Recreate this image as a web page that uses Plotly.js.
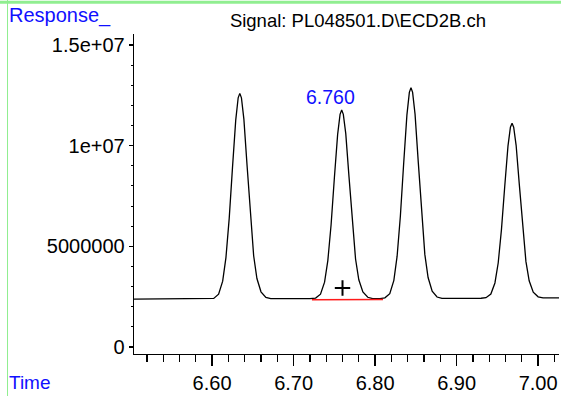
<!DOCTYPE html>
<html>
<head>
<meta charset="utf-8">
<script src="https://cdn.plot.ly/plotly-3.0.1.min.js"></script>
<style>html,body{margin:0;padding:0;background:#fff;}#chart{width:561px;height:396px;}</style>
</head>
<body>
<div id="chart"></div>
<script>
// Chromatogram trace (time in min, response in counts)
const timeMin = [6.5042, 6.596,
  6.602, 6.608, 6.613, 6.617, 6.621, 6.625, 6.629, 6.632, 6.634, 6.636, 6.639, 6.643, 6.647, 6.651, 6.655, 6.660, 6.666, 6.672,
  6.720,
  6.727, 6.733, 6.738, 6.742, 6.746, 6.750, 6.754, 6.757, 6.759, 6.761, 6.764, 6.768, 6.772, 6.776, 6.780, 6.785, 6.791, 6.797,
  6.806,
  6.812, 6.818, 6.823, 6.827, 6.831, 6.835, 6.839, 6.842, 6.844, 6.846, 6.849, 6.853, 6.857, 6.861, 6.865, 6.870, 6.876, 6.882,
  6.930,
  6.936, 6.942, 6.947, 6.951, 6.955, 6.959, 6.963, 6.966, 6.968, 6.970, 6.973, 6.977, 6.981, 6.985, 6.989, 6.994, 7.000, 7.006,
  7.0256];
const response = [2.38e6, 2.38e6,
  2.41e6, 2.62e6, 3.27e6, 4.44e6, 6.39e6, 8.90e6, 11.27e6, 12.38e6, 12.60e6, 12.38e6, 11.32e6, 8.97e6, 6.47e6, 4.53e6, 3.40e6, 2.74e6, 2.46e6, 2.40e6,
  2.40e6,
  2.43e6, 2.62e6, 3.22e6, 4.29e6, 6.07e6, 8.38e6, 10.55e6, 11.56e6, 11.77e6, 11.56e6, 10.60e6, 8.44e6, 6.15e6, 4.37e6, 3.34e6, 2.73e6, 2.47e6, 2.40e6,
  2.40e6,
  2.44e6, 2.65e6, 3.31e6, 4.51e6, 6.51e6, 9.09e6, 11.52e6, 12.65e6, 12.88e6, 12.65e6, 11.57e6, 9.16e6, 6.59e6, 4.60e6, 3.45e6, 2.77e6, 2.48e6, 2.41e6,
  2.42e6,
  2.45e6, 2.63e6, 3.18e6, 4.17e6, 5.83e6, 7.96e6, 9.98e6, 10.92e6, 11.11e6, 10.92e6, 10.02e6, 8.03e6, 5.90e6, 4.25e6, 3.29e6, 2.72e6, 2.49e6, 2.44e6,
  2.44e6];

// Integration baseline of the labelled peak
const baseTime = [6.7225, 6.8097];
const baseResp = [2.34e6, 2.36e6];

// Labelled peak
const peakTime = [6.760];
const peakMark = [2.93e6];
const peakLabel = "6.760";
const labelTime = 6.7458;
const labelResp = 12.42e6;

// Axis ticks
const yTickVals = [0, 5e6, 1e7, 1.5e7];
const yTickText = ["0", "5000000", "1e+07", "1.5e+07"];
const xRange = [6.5042, 7.0256];
const yRange = [-0.35e6, 15.55e6];

const titleText = "Signal: PL048501.D\\ECD2B.ch";
const yLabel = "Response_";
const xLabel = "Time";

const FONT = "Liberation Sans, Arial, sans-serif";
const BLUE = "#1010ff";
const GREEN = "rgb(144,238,144)";

const traces = [
  {x: timeMin, y: response, type: "scatter", mode: "lines",
   line: {color: "#000", width: 1.3}, hoverinfo: "skip"},
  {x: baseTime, y: baseResp, type: "scatter", mode: "lines",
   line: {color: "#ff1a1a", width: 1.5}, hoverinfo: "skip"},
  {x: peakTime, y: peakMark, type: "scatter", mode: "markers",
   marker: {symbol: "cross-thin-open", size: 11, color: "#000", line: {color: "#000", width: 2}}, hoverinfo: "skip"}
];

const layout = {
  width: 561, height: 396,
  margin: {l: 134, r: 2, t: 34, b: 42, pad: 0},
  paper_bgcolor: "#fff", plot_bgcolor: "#fff",
  showlegend: false,
  font: {family: FONT, size: 20, color: "#000"},
  title: {text: titleText, font: {family: FONT, size: 18.5, color: "#000"},
          xref: "container", x: 0.638, xanchor: "center",
          yref: "container", y: 0.947, yanchor: "middle"},
  xaxis: {range: xRange, showgrid: false, zeroline: false,
          showline: true, linecolor: "#000", linewidth: 1.3,
          ticks: "outside", ticklen: 11, tickwidth: 1.3, tickcolor: "#000",
          tick0: 6.6, dtick: 0.1, tickformat: ".2f",
          tickfont: {family: FONT, size: 20, color: "#000"},
          minor: {dtick: 0.02, tick0: 6.6, ticks: "outside", ticklen: 7, tickwidth: 1.3, tickcolor: "#000"}},
  yaxis: {range: yRange, showgrid: false, zeroline: false,
          showline: true, linecolor: "#000", linewidth: 1.3,
          ticks: "outside", ticklen: 4, tickwidth: 1.3, tickcolor: "#000",
          tickmode: "array", tickvals: yTickVals, ticktext: yTickText,
          tickfont: {family: FONT, size: 20, color: "#000"},
          minor: {dtick: 1e6, tick0: 0, ticks: "outside", ticklen: 2, tickwidth: 1, tickcolor: "#000"}},
  annotations: [
    {text: peakLabel, x: labelTime, y: labelResp, xref: "x", yref: "y", showarrow: false,
     font: {family: FONT, size: 19.5, color: BLUE}, xanchor: "center", yanchor: "middle"},
    {text: yLabel, x: -0.2985, y: 1.059, xref: "paper", yref: "paper", showarrow: false,
     font: {family: FONT, size: 20, color: BLUE}, xanchor: "left", yanchor: "middle"},
    {text: xLabel, x: -0.300, y: -0.0906, xref: "paper", yref: "paper", showarrow: false,
     font: {family: FONT, size: 19, color: BLUE}, xanchor: "left", yanchor: "middle"}
  ],
  shapes: [
    {type: "line", xref: "paper", yref: "paper", x0: -0.5, x1: 1.5, y0: 1.099, y1: 1.099,
     line: {color: GREEN, width: 3}},
    {type: "line", xref: "paper", yref: "paper", x0: -0.2976, x1: -0.2976, y0: 1.2, y1: -0.2,
     line: {color: GREEN, width: 1}}
  ]
};

Plotly.newPlot("chart", traces, layout, {staticPlot: true, displayModeBar: false});
</script>
</body>
</html>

--- --- ---

Directions: Return the material exactly as given, apart from the pictures.

Written response:
Recreate this image as a web page that uses Plotly.js.
<!DOCTYPE html>
<html>
<head>
<meta charset="utf-8">
<script src="https://cdn.plot.ly/plotly-3.0.1.min.js"></script>
<style>html,body{margin:0;padding:0;background:#fff;}#chart{width:561px;height:396px;}</style>
</head>
<body>
<div id="chart"></div>
<script>
// Chromatogram trace (time in min, response in counts)
const timeMin = [6.5042, 6.596,
  6.602, 6.608, 6.613, 6.617, 6.621, 6.625, 6.629, 6.632, 6.634, 6.636, 6.639, 6.643, 6.647, 6.651, 6.655, 6.660, 6.666, 6.672,
  6.720,
  6.727, 6.733, 6.738, 6.742, 6.746, 6.750, 6.754, 6.757, 6.759, 6.761, 6.764, 6.768, 6.772, 6.776, 6.780, 6.785, 6.791, 6.797,
  6.806,
  6.812, 6.818, 6.823, 6.827, 6.831, 6.835, 6.839, 6.842, 6.844, 6.846, 6.849, 6.853, 6.857, 6.861, 6.865, 6.870, 6.876, 6.882,
  6.930,
  6.936, 6.942, 6.947, 6.951, 6.955, 6.959, 6.963, 6.966, 6.968, 6.970, 6.973, 6.977, 6.981, 6.985, 6.989, 6.994, 7.000, 7.006,
  7.0256];
const response = [2.38e6, 2.38e6,
  2.41e6, 2.62e6, 3.27e6, 4.44e6, 6.39e6, 8.90e6, 11.27e6, 12.38e6, 12.60e6, 12.38e6, 11.32e6, 8.97e6, 6.47e6, 4.53e6, 3.40e6, 2.74e6, 2.46e6, 2.40e6,
  2.40e6,
  2.43e6, 2.62e6, 3.22e6, 4.29e6, 6.07e6, 8.38e6, 10.55e6, 11.56e6, 11.77e6, 11.56e6, 10.60e6, 8.44e6, 6.15e6, 4.37e6, 3.34e6, 2.73e6, 2.47e6, 2.40e6,
  2.40e6,
  2.44e6, 2.65e6, 3.31e6, 4.51e6, 6.51e6, 9.09e6, 11.52e6, 12.65e6, 12.88e6, 12.65e6, 11.57e6, 9.16e6, 6.59e6, 4.60e6, 3.45e6, 2.77e6, 2.48e6, 2.41e6,
  2.42e6,
  2.45e6, 2.63e6, 3.18e6, 4.17e6, 5.83e6, 7.96e6, 9.98e6, 10.92e6, 11.11e6, 10.92e6, 10.02e6, 8.03e6, 5.90e6, 4.25e6, 3.29e6, 2.72e6, 2.49e6, 2.44e6,
  2.44e6];

// Integration baseline of the labelled peak
const baseTime = [6.7225, 6.8097];
const baseResp = [2.34e6, 2.36e6];

// Labelled peak
const peakTime = [6.760];
const peakMark = [2.93e6];
const peakLabel = "6.760";
const labelTime = 6.7458;
const labelResp = 12.42e6;

// Axis ticks
const yTickVals = [0, 5e6, 1e7, 1.5e7];
const yTickText = ["0", "5000000", "1e+07", "1.5e+07"];
const xRange = [6.5042, 7.0256];
const yRange = [-0.35e6, 15.55e6];

const titleText = "Signal: PL048501.D\\ECD2B.ch";
const yLabel = "Response_";
const xLabel = "Time";

const FONT = "Liberation Sans, Arial, sans-serif";
const BLUE = "#1010ff";
const GREEN = "rgb(144,238,144)";

const traces = [
  {x: timeMin, y: response, type: "scatter", mode: "lines",
   line: {color: "#000", width: 1.3}, hoverinfo: "skip"},
  {x: baseTime, y: baseResp, type: "scatter", mode: "lines",
   line: {color: "#ff1a1a", width: 1.5}, hoverinfo: "skip"},
  {x: peakTime, y: peakMark, type: "scatter", mode: "markers",
   marker: {symbol: "cross-thin-open", size: 11, color: "#000", line: {color: "#000", width: 2}}, hoverinfo: "skip"}
];

const layout = {
  width: 561, height: 396,
  margin: {l: 134, r: 2, t: 34, b: 42, pad: 0},
  paper_bgcolor: "#fff", plot_bgcolor: "#fff",
  showlegend: false,
  font: {family: FONT, size: 20, color: "#000"},
  title: {text: titleText, font: {family: FONT, size: 18.5, color: "#000"},
          xref: "container", x: 0.638, xanchor: "center",
          yref: "container", y: 0.947, yanchor: "middle"},
  xaxis: {range: xRange, showgrid: false, zeroline: false,
          showline: true, linecolor: "#000", linewidth: 1.3,
          ticks: "outside", ticklen: 11, tickwidth: 1.3, tickcolor: "#000",
          tick0: 6.6, dtick: 0.1, tickformat: ".2f",
          tickfont: {family: FONT, size: 20, color: "#000"},
          minor: {dtick: 0.02, tick0: 6.6, ticks: "outside", ticklen: 7, tickwidth: 1.3, tickcolor: "#000"}},
  yaxis: {range: yRange, showgrid: false, zeroline: false,
          showline: true, linecolor: "#000", linewidth: 1.3,
          ticks: "outside", ticklen: 4, tickwidth: 1.3, tickcolor: "#000",
          tickmode: "array", tickvals: yTickVals, ticktext: yTickText,
          tickfont: {family: FONT, size: 20, color: "#000"},
          minor: {dtick: 1e6, tick0: 0, ticks: "outside", ticklen: 2, tickwidth: 1, tickcolor: "#000"}},
  annotations: [
    {text: peakLabel, x: labelTime, y: labelResp, xref: "x", yref: "y", showarrow: false,
     font: {family: FONT, size: 19.5, color: BLUE}, xanchor: "center", yanchor: "middle"},
    {text: yLabel, x: -0.2985, y: 1.059, xref: "paper", yref: "paper", showarrow: false,
     font: {family: FONT, size: 20, color: BLUE}, xanchor: "left", yanchor: "middle"},
    {text: xLabel, x: -0.300, y: -0.0906, xref: "paper", yref: "paper", showarrow: false,
     font: {family: FONT, size: 19, color: BLUE}, xanchor: "left", yanchor: "middle"}
  ],
  shapes: [
    {type: "line", xref: "paper", yref: "paper", x0: -0.5, x1: 1.5, y0: 1.099, y1: 1.099,
     line: {color: GREEN, width: 3}},
    {type: "line", xref: "paper", yref: "paper", x0: -0.2976, x1: -0.2976, y0: 1.2, y1: -0.2,
     line: {color: GREEN, width: 1}}
  ]
};

Plotly.newPlot("chart", traces, layout, {staticPlot: true, displayModeBar: false});
</script>
</body>
</html>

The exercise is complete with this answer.